No love lost between Missouri, Kentucky baseball

Jaren Shelby’s bat flip on Friday night set the stage for tension-filled series between the SEC foes.

When Kentucky outfielder Jaren Shelby roped Jordan Gubelman’s fastball over the Missouri bullpen on Friday night, 905 fans at Taylor Stadium watched the ball sail through the night sky to give the Wildcats a 4-2 lead.

Shelby watched it too, and he took about two seconds before starting his jog to admire his shot, then flipped his bat for exclamation. As he rounded third base, his customary salute with third base coach Roland Fanning pointed into the Mizzou dugout.

It was the latest chapter in a recent SEC rivalry, one that junior left-handed pitcher T.J. Sikkema said he started his freshman year. On April 15, 2017, Kentucky right fielder Tristan Pompey hit two homers off then-Missouri pitcher Michael Plassmeyer. Entering in relief, Sikkema plunked Pompey in the ninth inning.

MU coach Steve Bieser theorized that former Tiger outfielder Trey Harris began the feud with his signature home plate stomp after a homer in Lexington last year. However it started, the result is two teams that don’t like each other and look forward to their annual series.

“If you talk about a rivalry, these are the two teams that really don’t care for one another,” Bieser said on Friday. “We get after it every time. Our games have been tight. We lost there last year, a walk-off home run to lose the series there, and this was a game we should have won.”

Shelby bested the Mizzou pitching staff again on Saturday, hitting a three-run homer off Konnor Ash in the eighth inning.
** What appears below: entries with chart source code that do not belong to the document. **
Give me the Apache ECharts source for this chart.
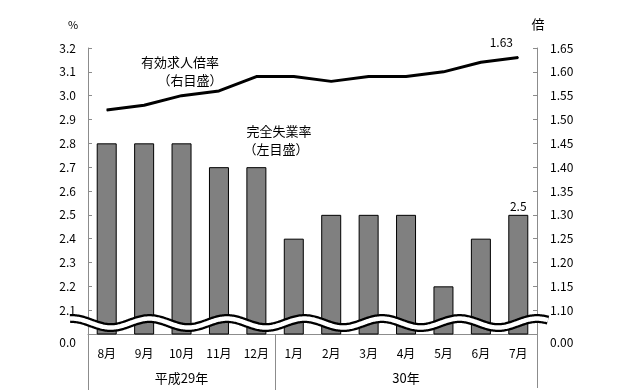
<!DOCTYPE html>
<html><head><meta charset="utf-8">
<script src="https://cdn.jsdelivr.net/npm/echarts@6/dist/echarts.min.js"></script>
<style>html,body{margin:0;padding:0;background:#fff}#c{width:634px;height:392px}</style>
</head><body><div id="c"></div>
<script>
const months = ['8月','9月','10月','11月','12月','1月','2月','3月','4月','5月','6月','7月'];
const yearGroups = ['平成29年','30年'];
const yearGroupSizes = [5, 7];
const unemployment = [2.8, 2.8, 2.8, 2.7, 2.7, 2.4, 2.5, 2.5, 2.5, 2.2, 2.4, 2.5];
const jobRatio = [1.52, 1.53, 1.55, 1.56, 1.59, 1.59, 1.58, 1.59, 1.59, 1.60, 1.62, 1.63];
const leftTickLabels = ['0.0','2.1','2.2','2.3','2.4','2.5','2.6','2.7','2.8','2.9','3.0','3.1','3.2'];
const rightTickLabels = ['0.00','1.10','1.15','1.20','1.25','1.30','1.35','1.40','1.45','1.50','1.55','1.60','1.65'];

const FONT = '"Noto Sans CJK JP", sans-serif';
const AXIS_COLOR = '#8c8c8c';
const G = {left: 88, right: 97, top: 48, bottom: 58};
const W = 634, H = 392;

const chart = echarts.init(document.getElementById('c'), null, {renderer: 'canvas'});

function tickLabelCfg(labels, margin) {
  return {
    margin: margin, color: '#000', fontSize: 12, fontFamily: FONT,
    formatter: function (v, i) { return i === 0 ? '{z|' + labels[0] + '}' : labels[i]; },
    rich: { z: { padding: [16, 0, 0, 0], fontSize: 12, fontFamily: FONT, color: '#000' } }
  };
}

const lastIdx = months.length - 1;
const barData = unemployment.map((v, i) => i === lastIdx ? {
  value: v, label: {show: true, position: 'top', distance: 2, color: '#000', fontSize: 12, fontFamily: FONT}
} : v);

chart.setOption({
  animation: false,
  backgroundColor: '#fff',
  grid: {left: G.left, right: G.right, top: G.top, bottom: G.bottom, containLabel: false},
  xAxis: {
    type: 'category', data: months, boundaryGap: true,
    axisLine: {show: true, lineStyle: {color: AXIS_COLOR, width: 1}},
    axisTick: {show: false},
    axisLabel: {margin: 13, color: '#000', fontSize: 12, fontFamily: FONT, interval: 0},
    splitLine: {show: false}
  },
  yAxis: [{
    type: 'value', min: 2.0, max: 3.2, interval: 0.1, position: 'left',
    axisLine: {show: true, lineStyle: {color: AXIS_COLOR, width: 1}},
    axisTick: {show: true, inside: true, length: 4, lineStyle: {color: AXIS_COLOR}},
    axisLabel: tickLabelCfg(leftTickLabels, 12),
    splitLine: {show: false}
  }, {
    type: 'value', min: 1.05, max: 1.65, interval: 0.05, position: 'right',
    axisLine: {show: true, lineStyle: {color: AXIS_COLOR, width: 1}},
    axisTick: {show: true, inside: true, length: 4, lineStyle: {color: AXIS_COLOR}},
    axisLabel: tickLabelCfg(rightTickLabels, 13),
    splitLine: {show: false}
  }],
  series: [{
    name: '完全失業率', type: 'bar', yAxisIndex: 0, data: barData, barWidth: 20,
    itemStyle: {color: '#808080', borderColor: '#000', borderWidth: 1}, z: 2
  }, {
    name: '有効求人倍率', type: 'line', yAxisIndex: 1, data: jobRatio,
    showSymbol: true, symbol: 'circle', symbolSize: 1, itemStyle: {color: '#000'},
    lineStyle: {color: '#000', width: 3}, z: 5,
    label: {
      show: true, position: 'top', offset: [-17, -4], color: '#000', fontSize: 12, fontFamily: FONT,
      formatter: p => p.dataIndex === lastIdx ? p.value.toFixed(2) : ''
    }
  }]
});

// decorations computed from the chart's own scales
const graphics = [];
const bottomY = chart.convertToPixel({yAxisIndex: 0}, 2.0);
const gridL = G.left, gridR = W - G.right;
const catW = (gridR - gridL) / months.length;

// separators below x-axis
let acc = 0;
const seps = [gridL];
yearGroupSizes.forEach(n => { acc += n; seps.push(gridL + acc * catW); });
seps.forEach((x, i) => {
  graphics.push({type: 'line', shape: {x1: Math.round(x) + 0.5, y1: bottomY, x2: Math.round(x) + 0.5, y2: i === seps.length - 1 ? 388 : 390},
    style: {stroke: AXIS_COLOR, lineWidth: 1}, z: 10});
});
// year labels
acc = 0;
yearGroups.forEach((t, i) => {
  const x0 = gridL + acc * catW; acc += yearGroupSizes[i];
  const x1 = gridL + acc * catW;
  graphics.push({type: 'text', x: (x0 + x1) / 2, y: bottomY + 44,
    style: {text: t, fill: '#000', font: '13px ' + FONT, textAlign: 'center', textVerticalAlign: 'middle'}, z: 10});
});

// wavy axis break
const yc = chart.convertToPixel({yAxisIndex: 0}, 2.046);
const pts = [];
for (let x = gridL - 18; x <= gridR + 11; x += 1) {
  pts.push([x, yc - 4.5 * Math.cos(2 * Math.PI * (x - 72) / 77.5)]);
}
graphics.push({type: 'polyline', shape: {points: pts}, style: {stroke: '#000', lineWidth: 9, fill: null}, z: 20});
graphics.push({type: 'polyline', shape: {points: pts}, style: {stroke: '#fff', lineWidth: 4.5, fill: null}, z: 21});

// unit labels and annotations
const txt = (t, x, y, size) => graphics.push({type: 'text', x: x, y: y,
  style: {text: t, fill: '#000', font: size + 'px ' + FONT, textAlign: 'center', textVerticalAlign: 'middle'}, z: 10});
txt('%', 73, 25, 11);
txt('倍', 538, 24, 13);
txt('有効求人倍率', 180, 62, 13);
txt('（右目盛）', 190, 80, 13);
txt('完全失業率', 279, 131, 13);
txt('（左目盛）', 276, 149, 13);

chart.setOption({graphic: graphics});
</script></body></html>
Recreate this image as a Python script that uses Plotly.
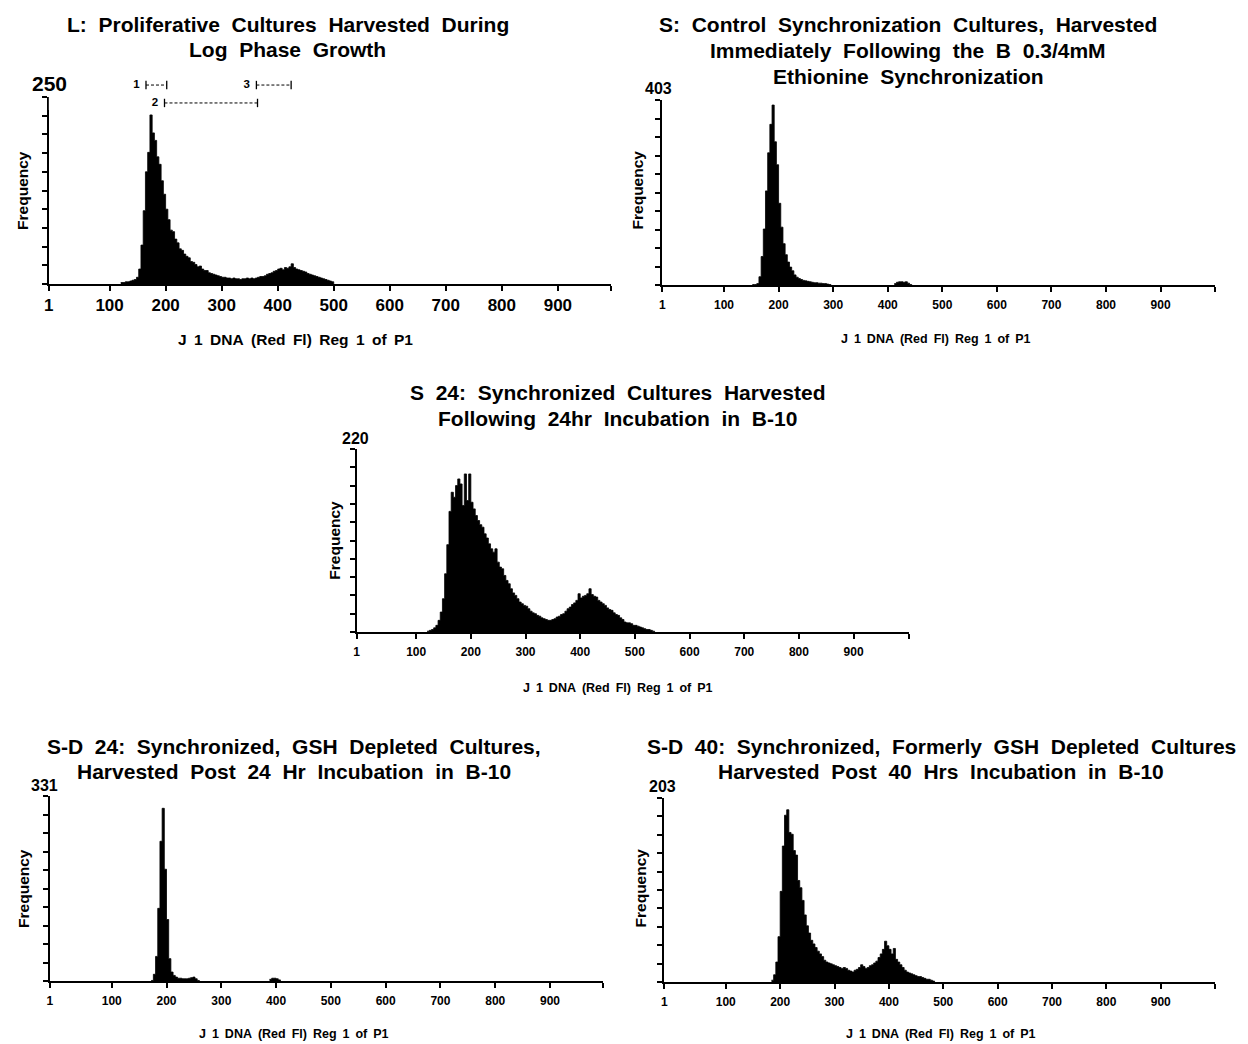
import plotly.graph_objects as go

W, H = 1248, 1044
BIN = 4  # channels per histogram bin

# ---------------- data (counts per 4-channel bin) ----------------
L_start = 120
L_counts = [2, 2, 3, 3, 4, 5, 6, 9, 20, 52,
            98, 150, 176, 226, 202, 192, 170, 160, 138, 120,
            100, 86, 72, 70, 60, 55, 47, 45, 40, 37,
            35, 30, 29, 26, 23, 24, 20, 18, 18, 15,
            14, 13, 12, 11, 10, 9, 9, 8, 8, 7,
            8, 7, 7, 6, 7, 7, 8, 7, 8, 7,
            8, 9, 10, 10, 11, 13, 14, 15, 17, 18,
            20, 21, 19, 22, 21, 23, 27, 22, 20, 19,
            18, 17, 16, 14, 13, 12, 11, 10, 9, 8,
            7, 6, 5, 4, 3]

S_start = 152
S_counts = [1, 1, 3, 18, 62, 122, 205, 288, 350, 392,
            312, 262, 178, 126, 90, 66, 50, 39, 31, 22,
            17, 14, 12, 10, 9, 8, 7, 6, 5, 5,
            4, 4, 3, 3, 2, 1]
S_bump_start = 412
S_bump_counts = [3, 6, 7, 7, 6, 7, 4, 1]

S24_start = 120
S24_counts = [1, 2, 3, 5, 8, 14, 24, 40, 70, 105,
              145, 168, 162, 176, 184, 178, 152, 190, 158, 190,
              156, 148, 140, 134, 129, 126, 118, 113, 106, 100,
              96, 100, 84, 78, 76, 68, 62, 58, 52, 47,
              44, 40, 36, 34, 32, 31, 28, 25, 23, 22,
              20, 19, 17, 16, 15, 14, 14, 15, 16, 18,
              19, 21, 22, 25, 28, 30, 33, 35, 38, 46,
              41, 43, 44, 46, 52, 45, 43, 42, 38, 36,
              34, 32, 29, 27, 26, 23, 21, 20, 17, 15,
              12, 11, 11, 10, 8, 8, 7, 6, 5, 4,
              3, 3, 2, 1]

SD24_start = 172
SD24_counts = [1, 12, 44, 130, 250, 309, 200, 110, 40, 16,
               10, 7, 5, 5, 4, 4, 4, 5, 6, 7,
               4, 1]
SD24_bump_start = 388
SD24_bump_counts = [3, 5, 5, 4, 2]

SD40_start = 184
SD40_counts = [2, 8, 22, 50, 100, 150, 184, 190, 165, 163,
               145, 140, 112, 104, 90, 74, 62, 54, 46, 42,
               38, 34, 31, 28, 24, 22, 21, 20, 19, 18,
               17, 16, 15, 16, 15, 13, 12, 11, 13, 14,
               16, 19, 17, 15, 16, 18, 19, 21, 23, 27,
               31, 36, 45, 40, 36, 31, 37, 25, 22, 19,
               16, 13, 11, 10, 9, 8, 7, 6, 6, 5,
               4, 3, 3, 2, 1]

y_max_L, y_max_S, y_max_S24, y_max_SD24, y_max_SD40 = 250, 403, 220, 331, 203

tick_values = [1, 100, 200, 300, 400, 500, 600, 700, 800, 900]
tick_labels = ["1", "100", "200", "300", "400", "500", "600", "700", "800", "900"]

# gating regions drawn above panel L (channel bounds)
region_names = ["1", "2", "3"]
region_lo = [165, 198, 362]
region_hi = [202, 364, 424]
region_level = [0.78, 0.22, 0.78]

titles = {
    "L": ["L: Proliferative Cultures Harvested During", "Log Phase Growth"],
    "S": ["S: Control Synchronization Cultures, Harvested",
          "Immediately Following the B 0.3/4mM", "Ethionine Synchronization"],
    "S24": ["S 24: Synchronized Cultures Harvested", "Following 24hr Incubation in B-10"],
    "SD24": ["S-D 24: Synchronized, GSH Depleted Cultures,",
             "Harvested Post 24 Hr Incubation in B-10"],
    "SD40": ["S-D 40: Synchronized, Formerly GSH Depleted Cultures",
             "Harvested Post 40 Hrs Incubation in B-10"],
}
x_title = "J 1 DNA (Red Fl) Reg 1 of P1"
y_title = "Frequency"

# ---------------- layout spec (pixels) ----------------
FONT = "Liberation Sans, Arial, Helvetica, sans-serif"
WIDE = "\u00a0\u00a0"          # wide word gap, as in the typeset original
MID = "\u00a0\u2009"           # medium word gap


def spaced(s, gap):
    return s.replace(" ", gap)


panels = [
    dict(key="L", segs=[(L_start, L_counts)], ymax=y_max_L,
         xd=(44, 608), yd=(97, 284), xr=(-8.4, 994),
         tickfs=17, xtfs=15.5, xt_pos=(292, 340), yl_pos=(18, 190),
         max_pos=(45, 83), max_fs=21,
         title_pos=[(284, 25), (284, 50)]),
    dict(key="S", segs=[(S_start, S_counts), (S_bump_start, S_bump_counts)], ymax=y_max_S,
         xd=(660, 1215), yd=(100, 285), xr=(-13, 1000),
         tickfs=12, xtfs=12.5, xt_pos=(935, 339), yl_pos=(636, 190),
         max_pos=(656, 88), max_fs=16,
         title_pos=[(907, 25), (907, 51), (907, 77)]),
    dict(key="S24", segs=[(S24_start, S24_counts)], ymax=y_max_S24,
         xd=(353, 908), yd=(449, 632), xr=(-9, 1002),
         tickfs=12, xtfs=12.5, xt_pos=(615, 688), yl_pos=(330, 540),
         max_pos=(352, 438), max_fs=16,
         title_pos=[(615, 392), (615, 418)]),
    dict(key="SD24", segs=[(SD24_start, SD24_counts), (SD24_bump_start, SD24_bump_counts)], ymax=y_max_SD24,
         xd=(45, 600), yd=(796, 981), xr=(-13, 996),
         tickfs=12, xtfs=12.5, xt_pos=(290, 1034), yl_pos=(18, 888),
         max_pos=(40, 785), max_fs=16,
         title_pos=[(290, 746), (290, 771)]),
    dict(key="SD40", segs=[(SD40_start, SD40_counts)], ymax=y_max_SD40,
         xd=(662, 1215), yd=(798, 982), xr=(-13, 1000),
         tickfs=12, xtfs=12.5, xt_pos=(940, 1034), yl_pos=(638, 888),
         max_pos=(660, 786), max_fs=16,
         title_pos=[(940, 746), (940, 771)]),
]


def fx(px):
    return px / W


def fy(py):
    return 1 - py / H


fig = go.Figure()
annotations = []
layout = dict(width=W, height=H, margin=dict(l=0, r=0, t=0, b=0), autosize=False,
              paper_bgcolor="white", plot_bgcolor="white", showlegend=False,
              font=dict(family=FONT, color="black"))

for i, p in enumerate(panels):
    n = i + 1
    xa, ya = ("x" if n == 1 else f"x{n}"), ("y" if n == 1 else f"y{n}")
    for start, counts in p["segs"]:
        edges = [start + BIN * k for k in range(len(counts) + 1)]
        fig.add_trace(go.Scatter(x=edges, y=list(counts) + [0], xaxis=xa, yaxis=ya,
                                 mode="lines", line=dict(shape="hv", color="black", width=0.8),
                                 fill="tozeroy", fillcolor="black", hoverinfo="skip"))
    # the instrument prints the first label ("1") at the axis origin
    tv = [p["xr"][0]] + tick_values[1:] + [p["xr"][1]]
    layout[f"xaxis{'' if n == 1 else n}"] = dict(
        domain=[fx(p["xd"][0]), fx(p["xd"][1])], range=list(p["xr"]), anchor=ya,
        showline=True, linecolor="black", linewidth=2, mirror=False,
        ticks="outside", ticklen=5, tickwidth=1.5, tickcolor="black",
        ticklabelstandoff=(0 if n == 1 else 3),
        tickvals=tv, ticktext=[f"<b>{t}</b>" for t in tick_labels] + [""],
        tickfont=dict(size=p["tickfs"], family=FONT, color="black"),
        showgrid=False, zeroline=False, fixedrange=True)
    layout[f"yaxis{'' if n == 1 else n}"] = dict(
        domain=[fy(p["yd"][1]), fy(p["yd"][0])], range=[0, p["ymax"]], anchor=xa,
        showline=True, linecolor="black", linewidth=2,
        ticks="outside", ticklen=5, tickwidth=1.5, tickcolor="black",
        tick0=0, dtick=p["ymax"] / 10, showticklabels=False,
        showgrid=False, zeroline=False, fixedrange=True)
    # titles
    for line, (tx, ty) in zip(titles[p["key"]], p["title_pos"]):
        annotations.append(dict(text=f"<b>{spaced(line, WIDE)}</b>", x=fx(tx), y=fy(ty),
                                xref="paper", yref="paper",
                                xanchor="center", yanchor="middle", showarrow=False,
                                font=dict(size=21, family=FONT, color="black")))
    # x title
    annotations.append(dict(text=f"<b>{spaced(x_title, MID)}</b>", x=fx(p["xt_pos"][0]), y=fy(p["xt_pos"][1]),
                            xref="paper", yref="paper", xanchor="center", yanchor="middle",
                            showarrow=False, font=dict(size=p["xtfs"], family=FONT, color="black")))
    # y title
    annotations.append(dict(text=f"<b>{y_title}</b>", x=fx(p["yl_pos"][0]), y=fy(p["yl_pos"][1]),
                            xref="paper", yref="paper", xanchor="center", yanchor="middle",
                            textangle=-90, showarrow=False,
                            font=dict(size=15.5, family=FONT, color="black")))
    # max label
    annotations.append(dict(text=f"<b>{p['ymax']}</b>", x=fx(p["max_pos"][0]), y=fy(p["max_pos"][1]),
                            xref="paper", yref="paper", xanchor="center", yanchor="middle",
                            showarrow=False, font=dict(size=p["max_fs"], family=FONT, color="black")))

# region markers above panel L, on an overlay axis sharing panel L's x scale
n_ov = len(panels) + 1
layout[f"xaxis{n_ov}"] = dict(domain=[fx(44), fx(608)], range=list(panels[0]["xr"]), anchor=f"y{n_ov}",
                              visible=False, fixedrange=True)
layout[f"yaxis{n_ov}"] = dict(domain=[fy(110), fy(78)], range=[0, 1], anchor=f"x{n_ov}",
                              visible=False, fixedrange=True)
for name, lo, hi, lev in zip(region_names, region_lo, region_hi, region_level):
    fig.add_trace(go.Scatter(x=[lo, hi], y=[lev, lev], mode="lines+markers",
                             line=dict(color="black", width=1, dash="3px,2px"),
                             marker=dict(symbol="line-ns-open", size=6, color="black",
                                         line=dict(width=1.3, color="black")),
                             xaxis=f"x{n_ov}", yaxis=f"y{n_ov}", hoverinfo="skip", cliponaxis=False))
    fig.add_trace(go.Scatter(x=[lo], y=[lev], mode="text", text=[f"<b>{name}</b>\u00a0\u00a0"],
                             textposition="middle left", textfont=dict(size=11.5, family=FONT, color="black"),
                             xaxis=f"x{n_ov}", yaxis=f"y{n_ov}", hoverinfo="skip", cliponaxis=False))

layout["annotations"] = annotations
fig.update_layout(**layout)
fig.write_html("out.html", config={"displayModeBar": False},
               post_script="document.body.style.margin='0px';")
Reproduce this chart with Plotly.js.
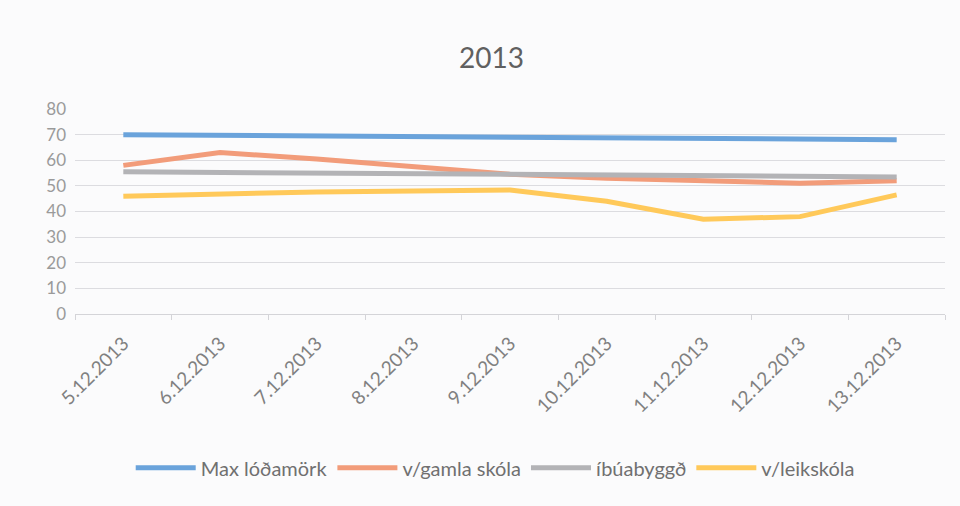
<!DOCTYPE html>
<html>
<head>
<meta charset="utf-8">
<script src="https://cdn.plot.ly/plotly-3.0.1.min.js"></script>
<style>
  html, body { margin: 0; padding: 0; background: #fbfbfc; }
  #chart { width: 960px; height: 506px; }
</style>
</head>
<body>
<div id="chart"></div>
<script>
// dates on the x axis
const DATES = ['5.12.2013', '6.12.2013', '7.12.2013', '8.12.2013', '9.12.2013',
               '10.12.2013', '11.12.2013', '12.12.2013', '13.12.2013'];

// series
const MAX_LODAMORK = [70, 69.8, 69.6, 69.3, 69, 68.8, 68.6, 68.3, 68];
const GAMLA_SKOLA  = [58, 63, 60.5, 57.5, 54.5, 53, 52, 51, 52];
const IBUABYGGD    = [55.5, 55.3, 55, 54.8, 54.5, 54.3, 54, 53.8, 53.5];
const LEIKSKOLA    = [46, 47, 47.6, 48, 48.4, 44, 37, 38, 46.5];

const NAMES  = ['Max lóðamörk', 'v/gamla skóla', 'íbúabyggð', 'v/leikskóla'];
const COLORS = ['#6aa3db', '#f29c7a', '#b3b3b6', '#ffc95a'];

const series = [MAX_LODAMORK, GAMLA_SKOLA, IBUABYGGD, LEIKSKOLA];

const traces = series.map((ys, i) => ({
  x: DATES, y: ys,
  name: NAMES[i],
  mode: 'lines',
  line: { color: COLORS[i], width: 5 }
}));

const layout = {
  width: 960, height: 506,
  paper_bgcolor: '#fbfbfc',
  plot_bgcolor: '#fbfbfc',
  font: { family: 'Lato, "Open Sans", sans-serif', color: '#8a8a8a', size: 15 },
  title: {
    text: '2013',
    font: { size: 28, color: '#606060' },
    x: 0.512, xanchor: 'center',
    y: 0.885, yanchor: 'middle'
  },
  margin: { l: 75, r: 15, t: 109, b: 192 },
  xaxis: {
    type: 'category',
    range: [-0.5, DATES.length - 0.5],
    tickangle: -45,
    showgrid: false,
    showline: true, linecolor: '#d4d4d8', linewidth: 1,
    ticks: 'outside', tickson: 'boundaries', ticklen: 5, tickcolor: '#d4d4d8',
    tickfont: { size: 19, color: '#808080' },
    ticklabelstandoff: 10
  },
  yaxis: {
    range: [0, 80], dtick: 10,
    gridcolor: '#dcdce0', gridwidth: 1,
    zeroline: false,
    tickfont: { size: 17, color: '#9a9a9a' },
    ticklabelstandoff: 8
  },
  showlegend: true,
  legend: {
    orientation: 'h',
    x: 0.483, xanchor: 'center',
    y: -0.75, yanchor: 'middle',
    font: { size: 20, color: '#707070' },
    itemwidth: 60,
    bgcolor: 'rgba(0,0,0,0)'
  }
};

Plotly.newPlot('chart', traces, layout, { displayModeBar: false, staticPlot: true });
</script>
</body>
</html>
While that homer didn’t feature the theatrics of Friday’s blast, it didn’t sit well with Sikkema that Shelby was once again on top.

With Sikkema taking the mound Sunday, a competitor described by sophomore catcher Chad McDaniel as someone who “doesn’t have a smile on his face” when he pitches, there was a possibility Shelby would pay for his showmanship with a fastball between the 3 and 0 on his back.

“It was definitely on my mind,” Sikkema said. “I was definitely aware of what happened, what was going on between the two teams but I thought it was a little bit bigger diss to just strike him out, get him out, and I didn’t find the right situation to where I could have [hit him] and not put the team in a bad spot, so I just went out there and pitched.”

Sikkema settled for retiring Shelby twice in their three matchups. That’s all the retribution he gave Kentucky in the series finale, even after Austin Schultz led off the game with a homer of his own and stomped on home plate.

Tiger hitters got in on the retaliation when center fielder Kameron Misner and designated hitter Peter Zimmermann connected on back-to-back home runs in the seventh on Sunday. Both juniors stood at home plate to watch their homers leave the yard, and tossed their bats, similar to Shelby.

Misner insisted that he didn’t have the rivalry in mind during his homer, that he was taking in the moment when he flipped his bat and didn’t care about the teams’ past with each other.

“When we’re up five runs, there’s not much you can say other than you’re already beating them, and it’s bad enough they lost the series,” he said.

Zimmermann, however, made it clear that he was taking out some frustration of the Wildcats after his dinger three pitches later. Although this is his first year at Mizzou, Zimmermann said his dislike of UK dates back to last year with some “shady things” the program did during the recruiting process while he was at San Jacinto Community College in addition to what transpired this series.

“You watch them do their little salute to our dugout after they hit their home runs,” he said. “Today, Schultz stomps on home plate after the first at-bat of the game. If they’re gonna do it, we’re gonna throw it right back at them.”